[START OF SUPPLIED MATERIAL]

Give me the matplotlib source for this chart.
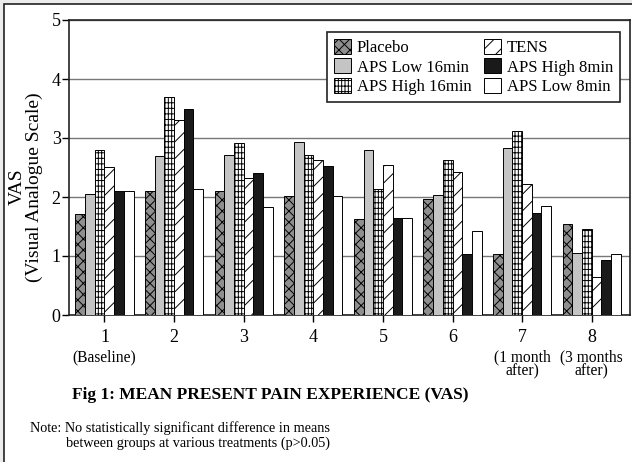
import matplotlib
matplotlib.use("Agg")
import matplotlib.pyplot as plt
import numpy as np
from matplotlib.patches import Rectangle

plt.rcParams['font.family'] = ['Liberation Serif', 'DejaVu Serif']
plt.rcParams['hatch.linewidth'] = 0.7

sessions = [1, 2, 3, 4, 5, 6, 7, 8]
session_labels = ["1", "2", "3", "4", "5", "6", "7", "8"]
session_notes = ["(Baseline)", "", "", "", "", "", "(1 month\nafter)", "(3 months\nafter)"]

groups = ["Placebo", "APS Low 16min", "APS High 16min", "TENS", "APS High 8min", "APS Low 8min"]
placebo = [1.72, 2.10, 2.10, 2.02, 1.62, 1.96, 1.03, 1.54]
aps_low16 = [2.05, 2.70, 2.72, 2.94, 2.79, 2.03, 2.83, 1.05]
aps_high16 = [2.80, 3.70, 2.92, 2.72, 2.14, 2.63, 3.12, 1.46]
tens = [2.51, 3.31, 2.32, 2.63, 2.54, 2.43, 2.22, 0.65]
aps_high8 = [2.11, 3.50, 2.41, 2.53, 1.64, 1.04, 1.73, 0.94]
aps_low8 = [2.10, 2.13, 1.83, 2.02, 1.64, 1.42, 1.84, 1.03]
series = [placebo, aps_low16, aps_high16, tens, aps_high8, aps_low8]

styles = [
    dict(facecolor='#8f8f8f', hatch='xxx'),
    dict(facecolor='#c4c4c4', hatch=None),
    dict(facecolor='white', hatch='|||||---'),
    dict(facecolor='white', hatch='//'),
    dict(facecolor='#1a1a1a', hatch=None),
    dict(facecolor='white', hatch=None),
]

W, H = 632, 462
fig = plt.figure(figsize=(W / 100, H / 100), dpi=100)
fig.patch.set_facecolor('#ececec')
fig.patches.append(Rectangle((4 / W, -0.1), 1.2, 1 - 4 / H + 0.1, transform=fig.transFigure,
                             facecolor='white', edgecolor='#222222', linewidth=1.2, zorder=-10))

ax = fig.add_axes([69 / W, 1 - 315 / H, 561 / W, 295 / H])
ax.set_zorder(1)
ax.set_facecolor('white')
x = np.array(sessions, dtype=float)
bw = 0.139
handles = []
for i, (vals, st) in enumerate(zip(series, styles)):
    b = ax.bar(x + (i - 2.5) * bw, vals, width=bw, facecolor=st['facecolor'],
               hatch=st['hatch'], edgecolor='black', linewidth=0.7, label=groups[i], zorder=3)
    handles.append(b)

ax.set_xlim(0.49, 8.55)
ax.set_ylim(0, 5)
ax.set_yticks([0, 1, 2, 3, 4, 5])
ax.set_yticklabels(['0', '1', '2', '3', '4', '5'], fontsize=13)
ax.set_xticks(x)
ax.set_xticklabels(session_labels, fontsize=13)
ax.tick_params(axis='both', direction='out', length=5, width=1, color='black', pad=1)
ax.tick_params(axis='x', pad=5)
ax.yaxis.grid(True, color='#777777', linewidth=1)
ax.set_axisbelow(True)
for s in ax.spines.values():
    s.set_linewidth(1.2)
    s.set_color('#222222')

for xi, note in zip(x, session_notes):
    if note:
        ax.annotate(note, xy=(xi, 0), xycoords=('data', 'axes fraction'),
                    xytext=(0, -24.5), textcoords='offset points', ha='center', va='top',
                    fontsize=11.2, linespacing=0.9)

fig.text(26 / W, 1 - 187 / H, "VAS\n(Visual Analogue Scale)", rotation=90, ha='center',
         va='center', fontsize=14, multialignment='center', linespacing=1.0)

leg = ax.legend(handles=handles, loc='upper right', bbox_to_anchor=(0.982, 0.959), ncol=2,
                fontsize=12, frameon=True, fancybox=False, framealpha=1, edgecolor='#222222',
                handlelength=1.0, handleheight=1.0, handletextpad=0.35, labelspacing=0.15,
                columnspacing=0.8, borderpad=0.4, borderaxespad=0)
leg.get_frame().set_linewidth(1.2)

fig.text(270 / W, 1 - 395 / H, "Fig 1: MEAN PRESENT PAIN EXPERIENCE (VAS)", ha='center',
         va='center', fontsize=12.5, fontweight='bold')
fig.text(30 / W, 1 - 428 / H, "Note: No statistically significant difference in means",
         ha='left', va='center', fontsize=10.3)
fig.text(66 / W, 1 - 443 / H, "between groups at various treatments (p>0.05)",
         ha='left', va='center', fontsize=10.3)

fig.savefig("out.png", dpi=100, facecolor=fig.get_facecolor())
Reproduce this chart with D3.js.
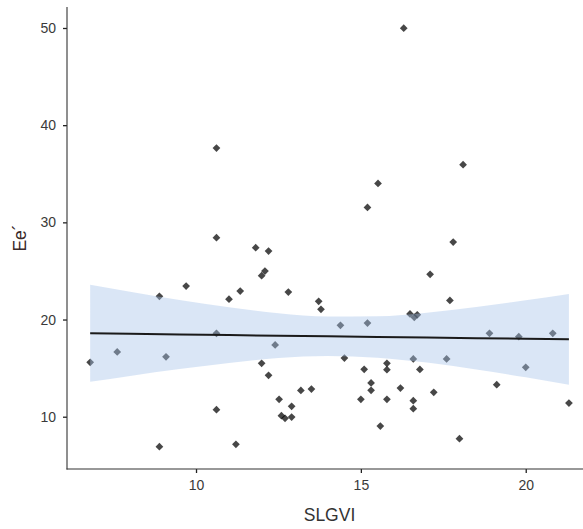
<!DOCTYPE html>
<html>
<head>
<meta charset="utf-8">
<script src="https://cdn.jsdelivr.net/npm/d3@7"></script>
<style>
  html, body { margin: 0; padding: 0; background: #ffffff; }
  svg { display: block; }
  text { font-family: "Liberation Sans", Arial, sans-serif; }
</style>
</head>
<body>
<svg id="chart" width="583" height="529"></svg>
<script>
// ---- data ----
const xValues = [6.79, 7.61, 8.89, 8.89, 9.09, 9.70, 10.62, 10.62, 10.62, 10.62,
  11.00, 11.21, 11.34, 11.81, 11.99, 12.09, 12.20, 11.99, 12.20, 12.40,
  12.52, 12.59, 12.70, 12.80, 12.90, 12.90, 13.18, 13.50, 13.72, 13.79,
  14.38, 14.50, 15.00, 15.10, 15.20, 15.20, 15.31, 15.31, 15.52, 15.59,
  15.79, 15.79, 15.79, 16.20, 16.30, 16.49, 16.71, 16.62, 16.59, 16.59,
  16.59, 16.79, 17.10, 17.21, 17.60, 17.70, 17.80, 17.99, 18.10, 18.90,
  19.12, 19.79, 20.00, 20.82, 21.31];
const yValues = [15.60, 16.66, 22.39, 6.91, 16.17, 23.45, 37.64, 28.42, 18.58, 10.72,
  22.10, 7.16, 22.93, 27.39, 24.51, 24.99, 27.05, 15.49, 14.26, 17.38,
  11.79, 10.10, 9.84, 22.83, 11.07, 9.97, 12.71, 12.85, 21.87, 21.05,
  19.40, 16.04, 11.79, 14.88, 31.54, 19.64, 13.47, 12.72, 34.01, 9.04,
  15.49, 14.84, 11.79, 12.95, 49.98, 20.57, 20.49, 20.23, 15.94, 11.65,
  10.82, 14.87, 24.65, 12.51, 15.94, 21.97, 27.97, 7.74, 35.93, 18.58,
  13.29, 18.23, 15.08, 18.58, 11.41];

// fitted line and confidence band
const fitX   = [6.79, 8.0, 9.5, 11.0, 12.5, 14.0, 15.5, 17.0, 18.5, 20.0, 21.31];
const fitY   = [18.58, 18.53, 18.46, 18.40, 18.34, 18.27, 18.21, 18.14, 18.08, 18.02, 17.96];
const bandLo = [13.59, 14.20, 14.90, 15.54, 16.04, 16.24, 16.08, 15.57, 14.86, 14.06, 13.30];
const bandHi = [23.57, 22.86, 22.02, 21.26, 20.64, 20.30, 20.34, 20.71, 21.30, 21.98, 22.62];

const xTicks = [10, 15, 20];
const yTicks = [10, 20, 30, 40, 50];
const xTitle = "SLGVI";
const yTitle = "Ee\u00B4";

// ---- layout ----
const svg = d3.select("#chart");
const mLeft = 67, mRight = 592, mTop = 7, mBottom = 469;

const x = d3.scaleLinear().domain([6.087, 22.01]).range([mLeft, mRight]);
const y = d3.scaleLinear().domain([4.62, 52.16]).range([mBottom, mTop]);

const points = xValues.map((v, i) => ({ x: v, y: yValues[i] }));
const fit = fitX.map((v, i) => ({ x: v, y: fitY[i], lo: bandLo[i], hi: bandHi[i] }));

// points
const diamond = d3.symbol().type(d3.symbolSquare).size(30);
svg.append("g")
  .selectAll("path")
  .data(points)
  .join("path")
  .attr("d", diamond)
  .attr("transform", d => `translate(${x(d.x)},${y(d.y)}) rotate(45)`)
  .attr("fill", "#000000")
  .attr("fill-opacity", 0.72);

// confidence band
svg.append("path")
  .datum(fit)
  .attr("d", d3.area().x(d => x(d.x)).y0(d => y(d.lo)).y1(d => y(d.hi)).curve(d3.curveMonotoneX))
  .attr("fill", "#a7c4ea")
  .attr("fill-opacity", 0.42);

// fitted line
svg.append("path")
  .datum(fit)
  .attr("d", d3.line().x(d => x(d.x)).y(d => y(d.y)))
  .attr("fill", "none")
  .attr("stroke", "#1a1a1a")
  .attr("stroke-width", 2);

// axes
const xAxis = d3.axisBottom(x).tickValues(xTicks).tickSize(4).tickPadding(7).tickFormat(d3.format("d"));
const yAxis = d3.axisLeft(y).tickValues(yTicks).tickSize(4).tickPadding(7).tickFormat(d3.format("d"));

const gx = svg.append("g").attr("transform", `translate(0,${mBottom})`).call(xAxis);
const gy = svg.append("g").attr("transform", `translate(${mLeft},0)`).call(yAxis);

[gx, gy].forEach(g => {
  g.select(".domain").remove();
  g.selectAll(".tick line").attr("stroke", "#222222").attr("stroke-width", 1.3);
  g.selectAll(".tick text")
    .attr("fill", "#3a3a3a")
    .style("font-size", "14px")
    .style("font-family", "'Liberation Sans', Arial, sans-serif");
});

// axis lines
svg.append("line")
  .attr("x1", mLeft).attr("x2", mLeft).attr("y1", mTop).attr("y2", mBottom + 0.5)
  .attr("stroke", "#333333").attr("stroke-width", 1.1);
svg.append("line")
  .attr("x1", mLeft - 0.5).attr("x2", mRight).attr("y1", mBottom).attr("y2", mBottom)
  .attr("stroke", "#333333").attr("stroke-width", 1.1);

// titles
svg.append("text")
  .attr("x", (mLeft + mRight) / 2)
  .attr("y", 521)
  .attr("text-anchor", "middle")
  .attr("fill", "#333333")
  .style("font-size", "17.5px")
  .text(xTitle);

svg.append("text")
  .attr("transform", "translate(26,238) rotate(-90)")
  .attr("text-anchor", "middle")
  .attr("fill", "#3a2a2a")
  .style("font-size", "17.5px")
  .text(yTitle);
</script>
</body>
</html>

[END OF SUPPLIED MATERIAL]

Write out again exactly the lines from the start of the data above through the line containing "plt.rcParams['hatch.linewidth'] = 0.7", inclusive, excluding any pictures.

Give me the matplotlib source for this chart.
import matplotlib
matplotlib.use("Agg")
import matplotlib.pyplot as plt
import numpy as np
from matplotlib.patches import Rectangle

plt.rcParams['font.family'] = ['Liberation Serif', 'DejaVu Serif']
plt.rcParams['hatch.linewidth'] = 0.7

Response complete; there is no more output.